Right! That went much more elaborate since I looked at it a few years ago

gklijs10:06:58

Yes, Rust book, and if you are prepared it's going to be tough, it's actually not so bad. The borrow checker also gets improved over time, where the compiler does more and more of the inference, and less code/boilerplate is needed in some cases.

Lennart Buit10:06:12

Yah, mostly lack of trying at my side. I didn’t really have a project or something, so I just stopped when it became a bit challenging ^^

borkdude10:06:47

I do have one "real" Rust project: https://github.com/babashka/pod-babashka-filewatcher of course it's to enhance babashka / Clojure 🙂

Lennart Buit10:06:58

Epic! I was like, is this JNI or some epic Graal option or something, but no, just plain old stdin/stdout

borkdude10:06:55

yep 🙂

gklijs11:06:53

I find it useful to learn one thing at a time. So for example not a new IDE and a new language at the same time. If you have a small existing project in Clojure, you could try to do the same with Rust. It decreases the complexity, and is probably easier to debug than a 'new' project.

Lennart Buit12:06:19

Right; yeah, thats always my struggle. Trying to do something new in a new language

borkdude12:06:08

welcome to contribute to the filewatcher. one thing I want to add to it is able to unwatch a directory or something like that

borkdude12:06:08

the challenge there is to manage multiple filewatcher objects in some vector or mutable map and destroy them later. my Rust isn't that good yet

Lennart Buit12:06:21

you would say its rust-y

Lennart Buit12:06:29

I’ll show myself out

Lennart Buit12:06:04

this is our office humor, can’t help it

borkdude12:06:23

thanks for letting me in on your office humor

Lennart Buit12:06:04

Anyhow, I’ll take a look as to whether I can help with that.

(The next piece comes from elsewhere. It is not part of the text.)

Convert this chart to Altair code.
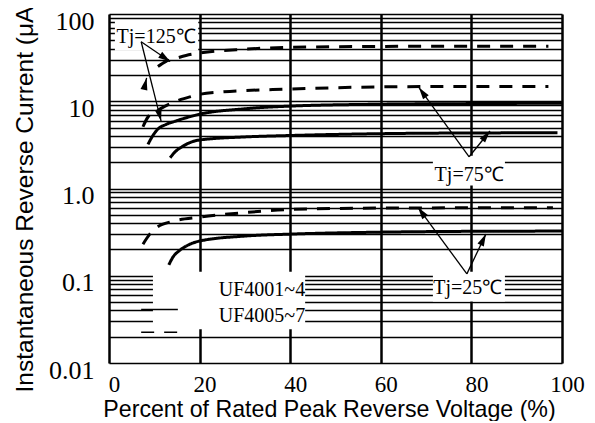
import math
import altair as alt
import pandas as pd

# ---------------- data ----------------
# curves: (percent of rated voltage, reverse current uA)
d125_x = [10.8, 12.5, 14.6, 17, 20, 30, 40, 60, 80, 97]
d125_y = [25, 28.5, 30.8, 33.5, 35.7, 39.5, 41.5, 42.5, 42.8, 42.8]
s125_x = [8.6, 9.5, 10.8, 12.5, 14.6, 20, 30, 40, 60, 80, 100]
s125_y = [3.2, 3.9, 4.8, 5.4, 5.9, 7.1, 8.2, 8.8, 9.25, 9.4, 9.5]
d75_x = [7.5, 8.6, 10.8, 12.4, 15.9, 18.1, 20, 25, 40, 60, 80, 97]
d75_y = [5.1, 6.6, 7.9, 8.8, 10.5, 11.3, 12.0, 12.8, 13.8, 14.6, 14.8, 14.8]
s75_x = [13.5, 14.5, 16.3, 20, 30, 40, 60, 80, 99]
s75_y = [2.25, 2.6, 3.05, 3.6, 3.9, 4.05, 4.25, 4.33, 4.35]
d25_x = [7.5, 9, 10.6, 14, 20, 30, 40, 60, 80, 98]
d25_y = [0.23, 0.3, 0.36, 0.42, 0.47, 0.53, 0.575, 0.597, 0.6, 0.6]
s25_x = [13.2, 14, 15.7, 17.5, 20, 30, 40, 60, 80, 100]
s25_y = [0.133, 0.16, 0.197, 0.225, 0.25, 0.285, 0.30, 0.316, 0.323, 0.325]

x_ticks = [0, 20, 40, 60, 80, 100]
y_decades = [0.01, 0.1, 1, 10, 100]
y_labels = ["0.01", "0.1", "1.0", "10", "100"]
y_grid = sorted(set([round(m * d, 6) for d in [0.01, 0.1, 1, 10] for m in range(1, 10)] + [100]))

# temperature labels (centered) and series labels (right aligned)
tj_text = ["Tj=125\u2103", "Tj=75\u2103", "Tj=25\u2103"]
tj_x = [10.4, 79.5, 79.2]
tj_y = [54.8, 1.44, 0.0731]
series_names = ["UF4001~4", "UF4005~7"]
series_x = [43.3, 43.3]
series_y = [0.0693, 0.0342]

# white boxes behind labels
box_x = [1.3, 71.5, 71.5, 9.7]
box_x2 = [19.7, 87.4, 87.4, 43.3]
box_y = [85.4, 2.37, 0.111, 0.111]
box_y2 = [38.0, 1.08, 0.0507, 0.0243]

# arrows: tail (x, y) -> head (x2, y2)
arr_x = [7.1, 7.1, 7.9, 79.5, 79.5, 79.0, 79.0]
arr_y = [48.1, 48.1, 15.0, 2.31, 2.31, 0.105, 0.105]
arr_x2 = [13.5, 11.5, 8.3, 68.4, 84.1, 68.2, 83.2]
arr_y2 = [28.5, 5.93, 18.5, 14.4, 4.56, 0.608, 0.30]

# legend samples
leg_x = [7.1, 7.1]
leg_x2 = [15.2, 15.2]
leg_y = [0.0411, 0.0225]

W, H = 453, 349

# ---------------- tables ----------------
rows = []
for cid, style, xs, ys in [
    ("d125", "dashed", d125_x, d125_y), ("s125", "solid", s125_x, s125_y),
    ("d75", "dashed", d75_x, d75_y), ("s75", "solid", s75_x, s75_y),
    ("d25", "dashed", d25_x, d25_y), ("s25", "solid", s25_x, s25_y)]:
    for i, (a, b) in enumerate(zip(xs, ys)):
        rows.append({"x": a, "y": b, "curve": cid, "style": style, "order": i})
curves = pd.DataFrame(rows)


def px(v):
    return v / 100 * W


def py(v):
    return (2 - math.log10(v)) / 4 * H


arrows = pd.DataFrame({"x": arr_x, "y": arr_y, "x2": arr_x2, "y2": arr_y2})
arrows["angle"] = [
    math.degrees(math.atan2(px(x2) - px(x1), -(py(y2) - py(y1)))) % 360
    for x1, y1, x2, y2 in zip(arr_x, arr_y, arr_x2, arr_y2)
]
tj = pd.DataFrame({"text": tj_text, "x": tj_x, "y": tj_y})
ser = pd.DataFrame({"text": series_names, "x": series_x, "y": series_y})
boxes = pd.DataFrame({"x": box_x, "x2": box_x2, "y": box_y, "y2": box_y2})
legend = pd.DataFrame({"x": leg_x, "x2": leg_x2, "y": leg_y, "style": ["solid", "dashed"]})

label_expr = " : ".join(
    f"datum.value == {v} ? '{t}'" for v, t in zip(y_decades, y_labels)) + " : ''"

xscale = alt.Scale(domain=[0, 100], nice=False, zero=False)
yscale = alt.Scale(type="log", domain=[0.01, 100], nice=False)

x_axis = alt.Axis(
    values=x_ticks, grid=True, gridColor="black", gridWidth=2.5, gridOpacity=1,
    domain=False, ticks=False, labelFont="Liberation Serif", labelFontSize=23,
    labelColor="black", labelPadding=10, labelFlush=False, labelOffset=5,
    labelBaseline="top",
    title="Percent of Rated Peak Reverse Voltage (%)", titleFont="Liberation Sans",
    titleFontSize=23.2, titleFontWeight="normal", titleColor="black",
    titleX=220, titleY=46, titleBaseline="middle", titleAlign="center")
y_axis = alt.Axis(
    values=y_grid, grid=True, gridColor="black", gridWidth=1.7, gridOpacity=1,
    domain=False, ticks=False, labelFont="Liberation Serif", labelFontSize=26,
    labelColor="black", labelPadding=15, labelExpr=label_expr, labelOverlap=False,
    labelBaseline="middle", labelOffset=7, labelFlush=False,
    title="Instantaneous Reverse Current (\u03bcA", titleFont="Liberation Sans",
    titleFontSize=24.5, titleFontWeight="normal", titleColor="black",
    titleX=-84, titleY=185, titleAngle=270, titleBaseline="middle", titleAlign="center")

base_lines = alt.Chart(curves).mark_line(strokeWidth=3, color="black", interpolate="monotone").encode(
    x=alt.X("x:Q", scale=xscale, axis=x_axis),
    y=alt.Y("y:Q", scale=yscale, axis=y_axis),
    detail="curve:N",
    order="order:Q",
    strokeDash=alt.StrokeDash("style:N", scale=alt.Scale(domain=["solid", "dashed"], range=[[1, 0], [13, 10]]), legend=None),
)

box_layer = alt.Chart(boxes).mark_rect(color="white").encode(
    x=alt.X("x:Q", scale=xscale), x2="x2:Q",
    y=alt.Y("y:Q", scale=yscale), y2="y2:Q")

tj_layer = alt.Chart(tj).mark_text(font="Liberation Serif", fontSize=20, color="black",
                                   baseline="middle", align="center").encode(
    x=alt.X("x:Q", scale=xscale), y=alt.Y("y:Q", scale=yscale), text="text:N")

ser_layer = alt.Chart(ser).mark_text(font="Liberation Serif", fontSize=20, color="black",
                                     baseline="middle", align="right").encode(
    x=alt.X("x:Q", scale=xscale), y=alt.Y("y:Q", scale=yscale), text="text:N")

arrow_lines = alt.Chart(arrows).mark_rule(color="black", strokeWidth=1.3).encode(
    x=alt.X("x:Q", scale=xscale), y=alt.Y("y:Q", scale=yscale), x2="x2:Q", y2="y2:Q")

arrow_heads = alt.Chart(arrows).mark_point(
    shape="M0,0L0.32,1.1L-0.32,1.1Z", filled=True, color="black", opacity=1, size=480, strokeWidth=0).encode(
    x=alt.X("x2:Q", scale=xscale), y=alt.Y("y2:Q", scale=yscale),
    angle=alt.Angle("angle:Q", scale=None))

legend_lines = alt.Chart(legend).mark_rule(color="black", strokeWidth=1.4).encode(
    x=alt.X("x:Q", scale=xscale), x2="x2:Q", y=alt.Y("y:Q", scale=yscale),
    strokeDash=alt.StrokeDash("style:N", scale=alt.Scale(domain=["solid", "dashed"], range=[[1, 0], [5, 4]]), legend=None))

chart = alt.layer(base_lines, box_layer, tj_layer, ser_layer, arrow_lines, arrow_heads, legend_lines).properties(
    width=W, height=H,
    autosize=alt.AutoSizeParams(type="none"),
    padding={"left": 101, "top": 6, "right": 25, "bottom": 58},
).configure_view(stroke="black", strokeWidth=2).configure(background="white")

chart.save("out.html", embed_options={"renderer": "svg", "actions": False})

Sounds like a good / contained challenge!

borkdude12:06:01

it does involve some knowledge of lifetimes, the relevant knowledge is in the last part of the Rust book

skuro12:06:27

are you guys doing rustacean things in emacs ?

skuro13:06:37

looking around, seemed to me that rust-analyzer was kinda recommended, but it's fairly hard for me to compare the two LS implementations

borkdude13:06:09

haven't tried that one

borkdude13:06:50

I did the google half a year ago, maybe things changed

borkdude13:06:03

but I know my setup works, so I ain't changing it now 😉

skuro13:06:16

oh I know the feeling

skuro13:06:26

emacs config + muscle memory be like

gklijs16:06:40

I'm almost always using IntelliJ. But it feels more sluggish with each release. Might try VS Code at some point.